# Exercise objective
Retype all of the listing exactly, passing over any picture you find.

# Dataset content
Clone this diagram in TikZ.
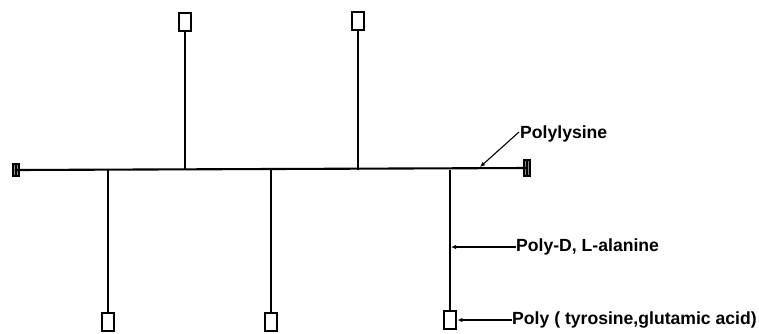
\documentclass[tikz,border=0pt]{standalone}
\usepackage{fontspec}
\setmainfont{Liberation Sans}
\usetikzlibrary{arrows.meta}
\begin{document}
\begin{tikzpicture}[x=1pt,y=-1pt,
  chain/.style={line width=2.1pt},
  tipbox/.style={draw,line width=2.3pt,minimum width=12.5pt,minimum height=17.5pt,inner sep=0pt},
  endcap/.style={fill=black,minimum width=8pt,minimum height=14pt,inner sep=0pt,
    path picture={
      \foreach \dx in {-1.5pt,1.5pt}
        \draw[black!45,line width=0.4pt]
          ([xshift=\dx,yshift=-2pt]path picture bounding box.north) --
          ([xshift=\dx,yshift=2pt]path picture bounding box.south);}},
  lbl/.style={anchor=west,inner sep=0pt,font=\fontsize{17.6}{20}\selectfont\bfseries},
  ptr/.style={line width=1.1pt,-{Latex[length=5pt,width=4.5pt]}}
]
\useasboundingbox (0,0) rectangle (759,333);

% backbone with its two end groups
\node[endcap] (capL) at (16,170) {};
\node[endcap,minimum height=18pt] (capR) at (527,168) {};
\draw[chain] (capL.center) -- (capR.center);

% side chains above the backbone
\node[tipbox] (t1) at (185,22) {};
\node[tipbox] (t2) at (358,21) {};
\draw[chain] (t1.south) -- (t1.south |- capL);
\draw[chain] (t2.south) -- (t2.south |- capL);

% side chains below the backbone
\node[tipbox] (b1) at (108,322) {};
\node[tipbox] (b2) at (271,322) {};
\node[tipbox] (b3) at (450,320) {};
\draw[chain] (b1.north) -- (b1.north |- capL);
\draw[chain] (b2.north) -- (b2.north |- capL);
\draw[chain] (b3.north) -- (b3.north |- capL);

% labels
\node[lbl] (lys) at (520,134) {Polylysine};
\node[lbl] (ala) at (516,247) {Poly-D, L-alanine};
\node[lbl] (tyr) at (512,320) {Poly ( tyrosine,glutamic acid)};

\coordinate (lysTip) at (480,167);
\coordinate (alaTip) at (451,247);
\draw[ptr] ([xshift=-1pt,yshift=2pt]lys.west) -- (lysTip);
\draw[ptr] (ala.west) -- (alaTip);
\draw[ptr] (tyr.west) -- (b3.east);
\end{tikzpicture}
\end{document}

# Task result
Clone this diagram in TikZ.
\documentclass[tikz,border=0pt]{standalone}
\usepackage{fontspec}
\setmainfont{Liberation Sans}
\usetikzlibrary{arrows.meta}
\begin{document}
\begin{tikzpicture}[x=1pt,y=-1pt,
  chain/.style={line width=2.1pt},
  tipbox/.style={draw,line width=2.3pt,minimum width=12.5pt,minimum height=17.5pt,inner sep=0pt},
  endcap/.style={fill=black,minimum width=8pt,minimum height=14pt,inner sep=0pt,
    path picture={
      \foreach \dx in {-1.5pt,1.5pt}
        \draw[black!45,line width=0.4pt]
          ([xshift=\dx,yshift=-2pt]path picture bounding box.north) --
          ([xshift=\dx,yshift=2pt]path picture bounding box.south);}},
  lbl/.style={anchor=west,inner sep=0pt,font=\fontsize{17.6}{20}\selectfont\bfseries},
  ptr/.style={line width=1.1pt,-{Latex[length=5pt,width=4.5pt]}}
]
\useasboundingbox (0,0) rectangle (759,333);

% backbone with its two end groups
\node[endcap] (capL) at (16,170) {};
\node[endcap,minimum height=18pt] (capR) at (527,168) {};
\draw[chain] (capL.center) -- (capR.center);

% side chains above the backbone
\node[tipbox] (t1) at (185,22) {};
\node[tipbox] (t2) at (358,21) {};
\draw[chain] (t1.south) -- (t1.south |- capL);
\draw[chain] (t2.south) -- (t2.south |- capL);

% side chains below the backbone
\node[tipbox] (b1) at (108,322) {};
\node[tipbox] (b2) at (271,322) {};
\node[tipbox] (b3) at (450,320) {};
\draw[chain] (b1.north) -- (b1.north |- capL);
\draw[chain] (b2.north) -- (b2.north |- capL);
\draw[chain] (b3.north) -- (b3.north |- capL);

% labels
\node[lbl] (lys) at (520,134) {Polylysine};
\node[lbl] (ala) at (516,247) {Poly-D, L-alanine};
\node[lbl] (tyr) at (512,320) {Poly ( tyrosine,glutamic acid)};

\coordinate (lysTip) at (480,167);
\coordinate (alaTip) at (451,247);
\draw[ptr] ([xshift=-1pt,yshift=2pt]lys.west) -- (lysTip);
\draw[ptr] (ala.west) -- (alaTip);
\draw[ptr] (tyr.west) -- (b3.east);
\end{tikzpicture}
\end{document}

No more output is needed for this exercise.